A Servant Leader embodies the culture they want to see. Because e-commerce moves fast, and much is expected of high-performing teams, people watch how leaders show up under pressure.

  • Stay approachable and available, even during high-volume periods like Q4
  • Join the team on the front lines during critical launches
  • Admit mistakes openly and model accountability
  • Treat every role, from developer to customer service rep, with equal respect

Leadership becomes credibility when actions match words.

Servant Leaders Nurture Growth and Belonging

Servant Leadership is not only about output. In fact, it really is about creating environments where people thrive.

  • Offer stretch assignments that expand skills
  • Recognize employees for both achievements and unseen contributions
  • Build rituals of celebration during busy seasons
  • Create channels for feedback and dialogue, not just reporting

When people feel seen and valued, they bring their best to work.

Putting Customers First

A Servant Leader understands that teams who feel cared for will, in turn, care for customers. Because of the nature of customer-driven decision-making, Ecommerce teams must also be customer-driven at every level.

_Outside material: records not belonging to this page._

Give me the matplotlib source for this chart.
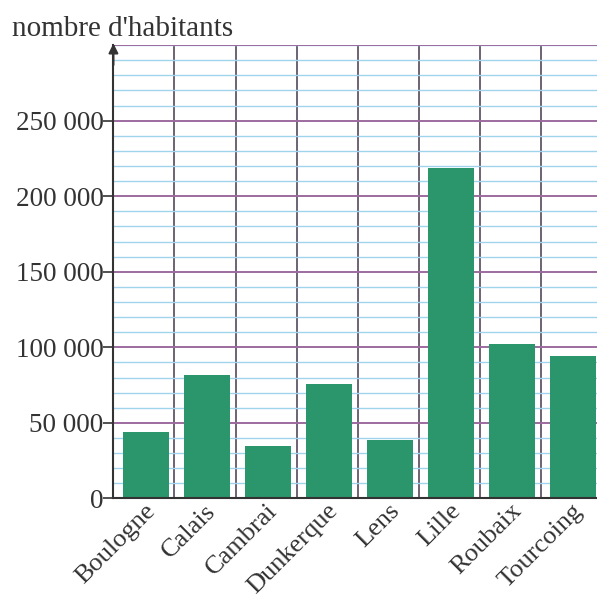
import numpy as np
import matplotlib.pyplot as plt
from matplotlib.ticker import FuncFormatter

villes = ["Boulogne", "Calais", "Cambrai", "Dunkerque", "Lens", "Lille", "Roubaix", "Tourcoing"]
habitants = [44000, 82000, 35000, 76000, 39000, 219000, 102000, 94000]

major_ticks = [0, 50000, 100000, 150000, 200000, 250000]

bar_color = "#2b966b"
blue_line = "#9fd4ec"
purple_line = "#9c6b9e"
col_line = "#6d6272"

plt.rcParams["font.family"] = ["Liberation Serif", "DejaVu Serif"]

fig = plt.figure(figsize=(5.97, 6.02), dpi=100)
ax = fig.add_axes([0.19, 0.172, 0.82, 0.753])

x = np.arange(len(villes))
ax.bar(x + 0.03, habitants, width=0.75, color=bar_color, zorder=3)

ax.set_xlim(-0.5, 7.52)
ax.set_ylim(0, 300000)

# notebook-like grid
ax.set_yticks(major_ticks)
ax.set_yticks(np.arange(0, 300001, 10000), minor=True)
ax.set_xticks(x)
ax.set_xticks(x[1:] - 0.5, minor=True)
ax.grid(which="minor", axis="y", color=blue_line, linewidth=1.0, zorder=0)
for v in major_ticks[1:] + [300000]:
    ax.axhline(v, color=purple_line, linewidth=1.4, zorder=1)
ax.grid(which="minor", axis="x", color=col_line, linewidth=1.4, zorder=2)
ax.set_axisbelow(True)

ax.yaxis.set_major_formatter(FuncFormatter(lambda v, p: f"{int(v):,}".replace(",", " ")))
ax.tick_params(axis="y", which="major", length=7, width=1.2, labelsize=19.5, colors="#333333", pad=0)
ax.tick_params(axis="y", which="minor", length=0)
ax.tick_params(axis="x", which="both", length=0, pad=1)
ax.set_xticklabels(villes, rotation=45, ha="right", rotation_mode="anchor", fontsize=19, color="#333333")

for s in ["top", "right"]:
    ax.spines[s].set_visible(False)
for s in ["left", "bottom"]:
    ax.spines[s].set_color("#333333")
    ax.spines[s].set_linewidth(1.5)
    ax.spines[s].set_zorder(4)

# arrow at top of y axis
ax.annotate("", xy=(0, 1.01), xytext=(0, 0.95), xycoords="axes fraction",
            arrowprops=dict(arrowstyle="-|>", color="#333333", lw=1.5, mutation_scale=14),
            annotation_clip=False)

fig.text(0.02, 0.94, "nombre d'habitants", fontsize=21, color="#333333", ha="left", va="baseline")

fig.savefig("out.png", dpi=100)
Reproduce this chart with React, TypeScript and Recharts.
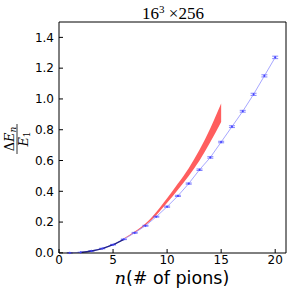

  • Empower service reps to delight customers in real time
  • Translate customer feedback into product or site improvements
  • Align marketing promises with actual customer experiences
  • Balance automation with genuine human touch

Consequently, the strongest brands are those whose internal culture mirrors their external promise.

Case Study Highlights

  • Zappos built loyalty by training every employee, not just service reps, to deliver customer happiness. This reflects the Servant Leadership principle of empowering people at every level.
  • Warby Parker used Servant Leadership values to unite operations, creative, and service, ensuring customer experience remained consistent across channels.
  • Patagonia empowers employees to act in alignment with its mission, creating loyalty both inside the company and among customers.

How Leaders Can Begin

Shifting from transactional leadership to Servant Leadership in e-commerce takes intentionality. If you want to do this, start with small, practical steps:

  • Define your leadership identity and values clearly
  • Ask employees what helps them feel supported and empowered
  • Model humility and authenticity in high-pressure moments
  • Balance efficiency with empathy in systems and processes

Over time, these practices build resilience, trust, and innovation.

Final Thought

E-commerce is not just about driving sales. It is about cultivating people who create experiences customers trust. When a Servant Leader shapes the culture, the result is stronger teams, deeper engagement, and long-term business growth. Servant Leadership is not soft leadership at all. Rather, it is strategic leadership that aligns people, purpose, and performance.